Tuesday, April 10, 2012

Mosiah 2

Regarding service to others, Elder Antoine R. Ivins said: “The great value, I believe, that the Church has for us is the opportunity it gives us to serve, for, after all, the great benefits of life come from service. Generous, open-hearted, full service to our fellows, I believe, is the thing which brings us the greatest happiness. We can serve our families and gain happiness by it; we can serve our friends and gain happiness by it; but if we would be happy we must serve and serve generously, and I believe myself that the greatest happiness that comes to me from observing the standards of the Church and meeting my obligations to it is the spiritual values that I get out of that service. I would like to be able to say that I always serve for the sheer love of service. I don’t know whether I can honestly say that or not, but I hope I can.
 I would like to suggest that all of us who serve, serve for the same motive, out of sheer joy and love of service. I would that every man who accepts a responsibility in a priesthood quorum would accept it because of the opportunity for service which it offers him; not that he be a good deacon so he may be the president of his quorum. Not that he be a good priest that some day he may be made president of the elders’ quorum. Not to be a good bishop, that when the stake is reorganized he may become the president of the stake, because if he serves with that motive, there is very likely to be a day of disappointment for him, but if he serves because he loves to, if he serves because he loves his fellows, then whether the other things come or not, he is never disappointed” (in Conference Report, Oct. 1948, pp. 47–48).

Mosiah 2:24

“We are not our own, we are bought with a price, we are the Lord’s; our time, our talents, our gold and silver, our wheat and fine flour, our wine and our oil,  our cattle, and all there is on this earth that we have in our possession is the Lord’s. . . .
“. . . There is no man who ever made a sacrifice on this earth for the Kingdom of heaven, that I know anything about, except the Savior. He drank the bitter cup to the dregs, and tasted for every man and for every woman, and redeemed the earth and all things upon it. But he was God in the flesh, or he could not have endured it. ‘But we suffer, we sacrifice, we give something, we have preached so long.’ What for? ‘Why, for the Lord.’ I would not give the ashes of a rye straw for the man who feels that he is making sacrifice for God. We are doing this for our ownhappiness, welfare and exaltation, and for nobody else’s. This is the fact, and what we do, we do for the salvation of the inhabitants of the earth, not for the salvation of the heavens, the angels, or the Gods” (Brigham Young, Discourses of Brigham Young, pp. 176–77)

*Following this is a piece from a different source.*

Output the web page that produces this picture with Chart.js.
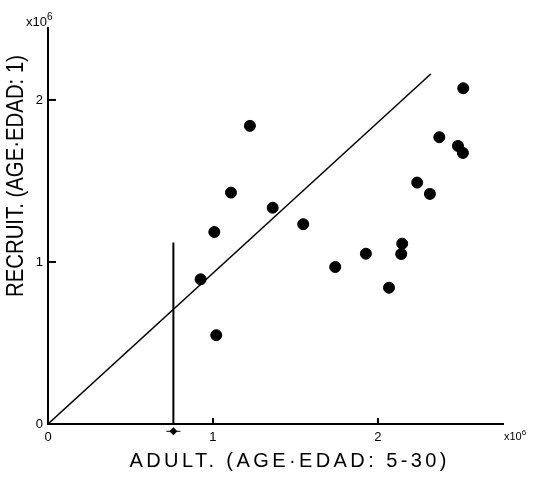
<!DOCTYPE html>
<html>
<head>
    <title>Recruit vs Adult</title>
    <script src="https://cdn.jsdelivr.net/npm/chart.js@4.4.0/dist/chart.umd.min.js"></script>
    <style>
        body { margin: 0; background: #fff; }
    </style>
</head>
<body>
    <canvas id="grafico" width="539" height="478"></canvas>
    <script>
        // datos (x10^6)
        const adultos = [1.224, 1.109, 1.362, 1.547, 1.008, 0.925, 1.020, 1.741, 1.927, 2.067, 2.147, 2.141, 2.238, 2.315, 2.372, 2.517, 2.485, 2.515];
        const reclutas = [1.840, 1.428, 1.335, 1.233, 1.185, 0.893, 0.548, 0.969, 1.051, 0.841, 1.113, 1.049, 1.490, 1.420, 1.770, 2.072, 1.716, 1.673];

        // recta de reemplazo
        const rectaX = [0, 2.32];
        const rectaY = [0, 2.16];

        // linea vertical y marca en el eje
        const verticalX = [0.76, 0.76];
        const verticalY = [0, 1.12];
        const marcaX = [0.76];
        const marcaY = [-0.045];

        const ticksValores = [0, 1, 2];
        const tituloX = 'ADULT. (AGE·EDAD: 5-30)';
        const tituloY = 'RECRUIT. (AGE·EDAD: 1)';

        const par = (xs, ys) => xs.map((x, i) => ({ x: x, y: ys[i] }));

        // dibuja texto ajustado a un ancho
        function textoAjustado(ctx, txt, cx, cy, ancho, fuente, rot) {
            ctx.save();
            ctx.font = fuente;
            ctx.fillStyle = '#000';
            ctx.textAlign = 'center';
            ctx.textBaseline = 'middle';
            ctx.translate(cx, cy);
            if (rot) ctx.rotate(-Math.PI / 2);
            const w = ctx.measureText(txt).width;
            if (w < ancho) {
                ctx.letterSpacing = ((ancho - w) / (txt.length - 1)) + 'px';
                ctx.textAlign = 'left';
                ctx.fillText(txt, -ancho / 2, 0);
            } else {
                ctx.scale(ancho / w, 1);
                ctx.fillText(txt, 0, 0);
            }
            ctx.restore();
        }

        function x10(ctx, x, y, tam) {
            ctx.save();
            ctx.fillStyle = '#000';
            ctx.textBaseline = 'alphabetic';
            ctx.textAlign = 'left';
            ctx.font = tam + 'px "Liberation Sans"';
            ctx.fillText('x10', x, y);
            const w = ctx.measureText('x10').width;
            ctx.font = Math.round(tam * 0.75) + 'px "Liberation Sans"';
            ctx.fillText('6', x + w, y - tam * 0.45);
            ctx.restore();
        }

        const extras = {
            id: 'extras',
            afterDraw(chart) {
                const ctx = chart.ctx;
                const sx = chart.scales.x, sy = chart.scales.y;
                const area = chart.chartArea;
                ctx.save();
                ctx.strokeStyle = '#000';
                ctx.fillStyle = '#000';
                ctx.lineWidth = 2;
                ticksValores.slice(1).forEach(v => {
                    const py = sy.getPixelForValue(v);
                    ctx.beginPath();
                    ctx.moveTo(area.left, py);
                    ctx.lineTo(area.left + 8, py);
                    ctx.stroke();
                    const px = sx.getPixelForValue(v);
                    ctx.beginPath();
                    ctx.moveTo(px, area.bottom);
                    ctx.lineTo(px, area.bottom - 6);
                    ctx.stroke();
                });
                // marca bajo el eje x (fuera del area, el punto no se dibuja)
                marcaX.forEach((mx, i) => {
                    const px = sx.getPixelForValue(mx);
                    const py = sy.getPixelForValue(marcaY[i]);
                    ctx.beginPath();
                    ctx.moveTo(px, py - 4);
                    ctx.lineTo(px + 4, py);
                    ctx.lineTo(px, py + 4);
                    ctx.lineTo(px - 4, py);
                    ctx.closePath();
                    ctx.fill();
                    ctx.lineWidth = 1;
                    ctx.beginPath();
                    ctx.moveTo(px - 7, py);
                    ctx.lineTo(px + 7, py);
                    ctx.stroke();
                });
                ctx.restore();

                textoAjustado(ctx, tituloX, 288, 461, 317, '20px "Liberation Sans"', false);
                textoAjustado(ctx, tituloY, 16, 176, 242, '24px "Liberation Sans"', true);
                x10(ctx, 26, 26, 13);
                x10(ctx, 504, 440, 11);
            }
        };

        const ctx = document.getElementById('grafico').getContext('2d');
        new Chart(ctx, {
            type: 'scatter',
            data: {
                datasets: [{
                    label: 'puntos',
                    data: par(adultos, reclutas),
                    backgroundColor: '#000',
                    borderColor: '#000',
                    pointRadius: 5.5,
                    pointHoverRadius: 5.5
                }, {
                    label: 'recta',
                    data: par(rectaX, rectaY),
                    showLine: true,
                    borderColor: '#000',
                    borderWidth: 1.5,
                    pointRadius: 0
                }, {
                    label: 'vertical',
                    data: par(verticalX, verticalY),
                    showLine: true,
                    borderColor: '#000',
                    borderWidth: 2,
                    pointRadius: 0
                }]
            },
            options: {
                responsive: false,
                animation: false,
                layout: { padding: { top: 28, right: 36, bottom: 0, left: 0 } },
                plugins: {
                    legend: { display: false },
                    tooltip: { enabled: false }
                },
                scales: {
                    x: {
                        type: 'linear',
                        min: 0,
                        max: 2.758,
                        afterBuildTicks: s => { s.ticks = ticksValores.map(v => ({ value: v })); },
                        afterFit: s => { s.height = 54; },
                        grid: { display: false, drawTicks: false },
                        border: { display: true, width: 2, color: '#000' },
                        ticks: {
                            padding: 6,
                            color: '#000',
                            font: { family: 'Liberation Sans', size: 13 }
                        }
                    },
                    y: {
                        type: 'linear',
                        min: 0,
                        max: 2.444,
                        afterBuildTicks: s => { s.ticks = ticksValores.map(v => ({ value: v })); },
                        afterFit: s => { s.width = 48; },
                        grid: { display: false, drawTicks: false },
                        border: { display: true, width: 2, color: '#000' },
                        ticks: {
                            padding: 5,
                            color: '#000',
                            font: { family: 'Liberation Sans', size: 13 }
                        }
                    }
                }
            },
            plugins: [extras]
        });
    </script>
</body>
</html>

Mosiah 2:38. Eternal Punishment

“Eternal punishment, or endless punishment, does not mean that those who partake of it must endure it forever. ‘It is not written that there shall be no end to this torment, but it is written endless torment. Again, it is written eternal damnation; wherefore it is more express than other scriptures, that it might work upon the hearts of the children of men, altogether for my name’s glory. . . . Behold, the mystery of godliness, how great is it! For, behold, I am endless, and the punishment which is given from my hand is endless punishment, for Endless is my name. Wherefore—Eternal punishment is God’s punishment. Endless punishment is God’s punishment.’ [D&C 19:6–12.]
“The laws of God are immutable, and from this explanation we learn that the same punishment always follows the same offense, according to the laws of God who is eternal and endless, hence it is called, endless punishment, and eternal punishment, because it is the punishment which God has fixed according to unchangeable law. A man may partake of endless torment, and when he has paid the penalty for hitransgression, he is released, but the punishment remains and awaits the next culprit, and so on  forever” (Joseph Fielding Smith, Doctrines of Salvation, 2:228).